Film sur Canal+ à 21 heures

VICTORIA Bande Annonce (Virginie Efira - 2016)
Durée : 03:26

Festival de Cannes 2013. Une nouvelle génération s’annonce. Grandie dans le marasme économique, elle a poussé telle une mauvaise herbe sur le champ d’honneur de l’industrie du cinéma français. Parmi ses membres, quelques noms prennent valeur d’étendard. Serge ­Bozon en modèle du bizarre, Emmanuel Chaumet en producteur corsaire, Vincent Macaigne en acteur frénétique. Enfin, Justine Triet en réalisatrice feu follet, auteure d’une Bataille de Solférino débraillée et croustillante.

Du lamentable au tragique

Trois ans plus tard, alors que nombre de ces jeunes gens sont revenus sur le devant de la scène sans nécessairement parvenir à transformer l’essai, Victoria, le deuxième long-métrage de Justine Triet, est arrivé sur les écrans. Et a surpris, eu égard à la rage burlesque du précédent. Comédie sentimentale précise et lustrée, le film épingle la spirale dépressive de Victoria Spik, interprétée par la délicieuse Virginie Efira. Avocate redoutée sur le versant social, Victoria ressemble sur son versant intime à un tas de cendres fumantes. L’action consiste ici à ensevelir la première sous la seconde, selon un faisceau de circonstances qui nous mènera – avec le sourire – du lamentable au tragique. Soit la défense risquée d’un ami louche (Melvil Poupaud), accusé de tentative de meurtre par sa dulcinée visiblement perverse. Soit le déballage, non moins vicelard, d’un ex qui déballe leur vie ­intime sur le mode légitimé de l’autofiction. Soit enfin l’installation chez elle d’un dealer qu’elle a défendu par le passé (Vincent Lacoste), grand dadais au chômage qui s’improvise assistant personnel.
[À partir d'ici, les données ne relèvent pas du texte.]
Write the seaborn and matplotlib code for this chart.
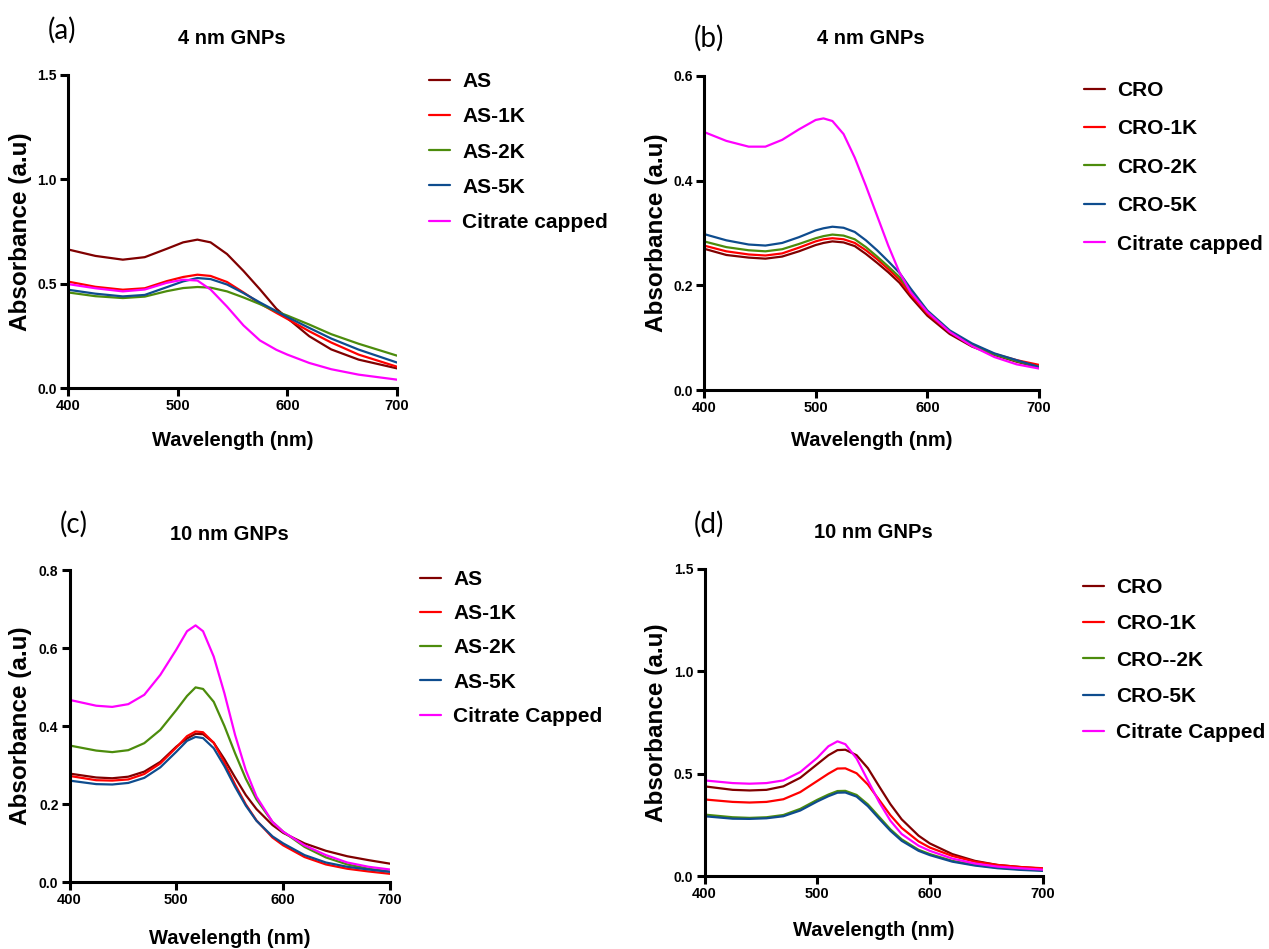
import numpy as np
import pandas as pd
import seaborn as sns
import matplotlib.pyplot as plt

# -------------------------------
# Data
# -------------------------------
# panel (a): 4 nm GNPs + AS conjugates
wl_a = [400, 425, 450, 470, 490, 505, 518, 530, 545, 560, 575, 590, 600, 620, 640, 665, 700]
a_as = [0.664, 0.633, 0.615, 0.627, 0.667, 0.698, 0.711, 0.698, 0.642, 0.561, 0.473, 0.380, 0.335, 0.248, 0.185, 0.136, 0.094]
a_as1k = [0.510, 0.485, 0.471, 0.478, 0.512, 0.532, 0.543, 0.537, 0.508, 0.458, 0.405, 0.360, 0.331, 0.272, 0.218, 0.160, 0.102]
a_as2k = [0.458, 0.440, 0.431, 0.438, 0.464, 0.479, 0.484, 0.481, 0.463, 0.434, 0.402, 0.367, 0.347, 0.304, 0.258, 0.212, 0.155]
a_as5k = [0.471, 0.452, 0.439, 0.446, 0.483, 0.511, 0.527, 0.522, 0.496, 0.455, 0.410, 0.368, 0.340, 0.288, 0.237, 0.184, 0.122]
a_cit = [0.498, 0.478, 0.463, 0.472, 0.504, 0.519, 0.515, 0.472, 0.390, 0.300, 0.228, 0.183, 0.160, 0.120, 0.090, 0.064, 0.040]
labels_a = ["AS", "AS-1K", "AS-2K", "AS-5K", "Citrate capped"]

# panel (b): 4 nm GNPs + CRO conjugates
wl_b = [400, 420, 440, 455, 470, 485, 500, 507, 515, 525, 535, 545, 555, 565, 575, 585, 600, 620, 640, 660, 680, 700]
b_cro = [0.270, 0.258, 0.253, 0.251, 0.255, 0.265, 0.277, 0.281, 0.284, 0.282, 0.275, 0.260, 0.243, 0.225, 0.205, 0.178, 0.142, 0.107, 0.083, 0.067, 0.054, 0.043]
b_cro1k = [0.276, 0.265, 0.259, 0.257, 0.261, 0.272, 0.284, 0.288, 0.290, 0.288, 0.281, 0.267, 0.250, 0.231, 0.211, 0.183, 0.146, 0.111, 0.087, 0.069, 0.057, 0.048]
b_cro2k = [0.284, 0.273, 0.267, 0.265, 0.269, 0.279, 0.290, 0.294, 0.297, 0.295, 0.288, 0.273, 0.255, 0.236, 0.216, 0.188, 0.149, 0.112, 0.087, 0.068, 0.055, 0.044]
b_cro5k = [0.298, 0.286, 0.278, 0.276, 0.281, 0.292, 0.305, 0.309, 0.312, 0.310, 0.302, 0.286, 0.267, 0.246, 0.224, 0.194, 0.152, 0.114, 0.089, 0.070, 0.057, 0.044]
b_cit = [0.493, 0.476, 0.465, 0.465, 0.478, 0.498, 0.516, 0.519, 0.514, 0.489, 0.444, 0.390, 0.333, 0.276, 0.225, 0.187, 0.149, 0.111, 0.084, 0.063, 0.049, 0.041]
labels_b = ["CRO", "CRO-1K", "CRO-2K", "CRO-5K", "Citrate capped"]

# panel (c): 10 nm GNPs + AS conjugates
wl_c = [400, 425, 440, 455, 470, 485, 500, 510, 518, 525, 535, 545, 555, 565, 575, 590, 600, 620, 640, 660, 680, 700]
c_as = [0.278, 0.268, 0.266, 0.270, 0.283, 0.308, 0.347, 0.368, 0.380, 0.379, 0.357, 0.315, 0.268, 0.223, 0.187, 0.146, 0.126, 0.099, 0.080, 0.066, 0.056, 0.047]
c_as1k = [0.272, 0.261, 0.260, 0.263, 0.277, 0.304, 0.345, 0.374, 0.386, 0.384, 0.357, 0.306, 0.250, 0.199, 0.158, 0.114, 0.094, 0.064, 0.045, 0.034, 0.027, 0.021]
c_as2k = [0.350, 0.337, 0.333, 0.338, 0.356, 0.390, 0.441, 0.477, 0.499, 0.495, 0.462, 0.400, 0.330, 0.265, 0.212, 0.154, 0.129, 0.090, 0.063, 0.045, 0.034, 0.027]
c_as5k = [0.260, 0.251, 0.250, 0.254, 0.267, 0.294, 0.334, 0.362, 0.372, 0.369, 0.343, 0.297, 0.244, 0.196, 0.157, 0.117, 0.099, 0.069, 0.050, 0.039, 0.032, 0.026]
c_cit = [0.467, 0.452, 0.449, 0.456, 0.480, 0.531, 0.596, 0.643, 0.658, 0.643, 0.578, 0.484, 0.377, 0.287, 0.219, 0.154, 0.129, 0.094, 0.069, 0.050, 0.039, 0.032]
labels_c = ["AS", "AS-1K", "AS-2K", "AS-5K", "Citrate Capped"]

# panel (d): 10 nm GNPs + CRO conjugates
wl_d = [400, 425, 440, 455, 470, 485, 500, 510, 518, 525, 535, 545, 555, 565, 575, 590, 600, 620, 640, 660, 680, 700]
d_cro = [0.438, 0.421, 0.418, 0.421, 0.438, 0.480, 0.546, 0.590, 0.615, 0.617, 0.590, 0.527, 0.438, 0.351, 0.277, 0.197, 0.159, 0.107, 0.074, 0.054, 0.044, 0.036]
d_cro1k = [0.374, 0.362, 0.359, 0.362, 0.375, 0.410, 0.464, 0.500, 0.525, 0.526, 0.502, 0.447, 0.372, 0.297, 0.235, 0.169, 0.139, 0.098, 0.070, 0.054, 0.044, 0.038]
d_cro2k = [0.300, 0.287, 0.284, 0.287, 0.298, 0.328, 0.372, 0.398, 0.415, 0.416, 0.396, 0.350, 0.289, 0.228, 0.179, 0.128, 0.107, 0.074, 0.054, 0.041, 0.033, 0.028]
d_cro5k = [0.292, 0.280, 0.279, 0.282, 0.292, 0.320, 0.364, 0.390, 0.407, 0.408, 0.388, 0.341, 0.280, 0.221, 0.172, 0.123, 0.102, 0.070, 0.051, 0.038, 0.030, 0.025]
d_cit = [0.467, 0.454, 0.451, 0.454, 0.467, 0.508, 0.577, 0.634, 0.658, 0.644, 0.574, 0.467, 0.361, 0.270, 0.205, 0.148, 0.123, 0.085, 0.061, 0.046, 0.038, 0.031]
labels_d = ["CRO", "CRO-1K", "CRO--2K", "CRO-5K", "Citrate Capped"]

colors = ["#800000", "#FF0000", "#4C8C0C", "#0E4C8E", "#FF00FF"]

# -------------------------------
# Style
# -------------------------------
sns.set_style("ticks")
plt.rcParams['font.family'] = ['Liberation Sans', 'DejaVu Sans']
plt.rcParams['font.weight'] = 'bold'
plt.rcParams['axes.labelweight'] = 'bold'
for key in ['text.color', 'axes.labelcolor', 'xtick.color', 'ytick.color', 'axes.edgecolor']:
    plt.rcParams[key] = 'black'

W, H = 1269, 949
fig = plt.figure(figsize=(W / 100, H / 100), dpi=100)


def make_panel(rect, wl, series, labels, ymax, yticks, title, tag,
               title_xy, tag_xy, leg_xy, leg_space, xlab_y, ylab_x):
    left, top, right, bottom = rect
    ax = fig.add_axes([left / W, 1 - bottom / H, (right - left) / W, (bottom - top) / H])

    df = pd.concat([pd.DataFrame({"Wavelength": wl, "Absorbance": s, "Sample": lab})
                    for s, lab in zip(series, labels)], ignore_index=True)
    sns.lineplot(data=df, x="Wavelength", y="Absorbance", hue="Sample",
                 hue_order=labels, palette=dict(zip(labels, colors)),
                 linewidth=1.6, ax=ax)

    ax.set_xlim(400, 700)
    ax.set_ylim(0, ymax)
    ax.set_xticks([400, 500, 600, 700])
    ax.set_yticks(yticks)
    sns.despine(ax=ax)
    for sp in ["left", "bottom"]:
        ax.spines[sp].set_linewidth(2.2)
    ax.tick_params(direction='out', length=6, width=2.2, pad=2, colors='black')
    ax.tick_params(axis='x', labelsize=10.5)
    ax.tick_params(axis='y', labelsize=10)

    ax.set_xlabel("Wavelength (nm)", fontsize=14.5, va='center')
    ax.set_ylabel("Absorbance (a.u)", fontsize=17.5, va='center')
    ax.xaxis.set_label_coords(((left + right) / 2) / W, 1 - xlab_y / H, transform=fig.transFigure)
    ax.yaxis.set_label_coords(ylab_x / W, 1 - ((top + bottom) / 2) / H, transform=fig.transFigure)

    fig.text(title_xy[0] / W, 1 - title_xy[1] / H, title, fontsize=14.5,
             fontweight='bold', ha='center', va='center')
    fig.text(tag_xy[0] / W, 1 - tag_xy[1] / H, tag, fontsize=20, fontweight='normal',
             family=['Lato', 'DejaVu Sans'], ha='center', va='center')

    sns.move_legend(ax, "upper left", bbox_to_anchor=(leg_xy[0] / W, 1 - leg_xy[1] / H),
                    bbox_transform=fig.transFigure, title=None, frameon=False,
                    fontsize=15, handlelength=1.0, handletextpad=0.6,
                    labelspacing=leg_space, borderpad=0, borderaxespad=0)
    for h in ax.get_legend().get_lines():
        h.set_linewidth(1.6)
    return ax


make_panel((68, 75, 397, 388), wl_a, [a_as, a_as1k, a_as2k, a_as5k, a_cit], labels_a,
           1.5, [0.0, 0.5, 1.0, 1.5], "4 nm GNPs", "(a)",
           (232, 39), (62, 30), (429, 72), 0.78, 441, 21)
make_panel((704, 76, 1039, 390), wl_b, [b_cro, b_cro1k, b_cro2k, b_cro5k, b_cit], labels_b,
           0.6, [0.0, 0.2, 0.4, 0.6], "4 nm GNPs", "(b)",
           (871, 38), (709, 38), (1084, 81), 0.93, 440, 656)
make_panel((69.5, 570, 390, 882), wl_c, [c_as, c_as1k, c_as2k, c_as5k, c_cit], labels_c,
           0.8, [0.0, 0.2, 0.4, 0.6, 0.8], "10 nm GNPs", "(c)",
           (229, 534), (74, 524), (420, 570), 0.73, 938, 21)
make_panel((704.5, 569, 1042.5, 876), wl_d, [d_cro, d_cro1k, d_cro2k, d_cro5k, d_cit], labels_d,
           1.5, [0.0, 0.5, 1.0, 1.5], "10 nm GNPs", "(d)",
           (873, 532), (709, 524), (1083, 578), 0.83, 931, 656)

fig.savefig("out.png", dpi=100)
Virginie Efira dans « Victoria », de Justine Triet. / ECCE FILMS/AUDOIN DESFORGES

Tout va de mal en pis pour ­Victoria, la hauteur et la longueur de cette chute conditionnant le plaisir trouble du spectateur à voir l’objet de son identification tomber. Chute ciselée, oscillant du ­degré zéro de la satisfaction sexuelle à la cinglante humiliation professionnelle, en passant par la malchance d’être assise, lors d’une soirée, précisément à côté du type qui vous explique le Big Bang alors que vous rêvez de l’éprouver. Tout cela progressera jusqu’à un terme d’agréable convenance dans une tonalité discrètement folâtre et ­délibérément sous-exposée. Au point qu’on se demande en se levant de son fauteuil si c’est la même cinéaste qui a réalisé La Bataille de Solférino et Victoria. Certes, les passerelles aménagées entre les deux films sont là pour le confirmer. Sur le plan du motif : grandeur et solitude de la femme moderne. Sur le plan du style : goût du saugrenu dont témoignent les scènes animalières – chimpanzé amateur de selfie ou dalmatien prénommé Jacques, promus témoins à charge et décharge dans un procès.

Facture brillante

D’un autre côté, quelque chose a muté, qui tient, peut-être, au confort dont a bénéficié la réalisatrice après un premier tournage à l’arrache. Plus de financement, de temps pour se préparer et pour tourner, plus d’acteurs repérables, d’attention portée à l’écriture. Autant d’atouts dont il faut se réjouir. D’une facture brillante, mais moins éminemment personnelle que celle du précédent, Victoria laisse l’impression d’avoir intelligemment assuré le passage au deuxième long-métrage.

Victoria, de Justine Triet. Avec Virginie Efira, Vincent Lacoste, Melvil Poupaud (Fr., 2016, 97 min).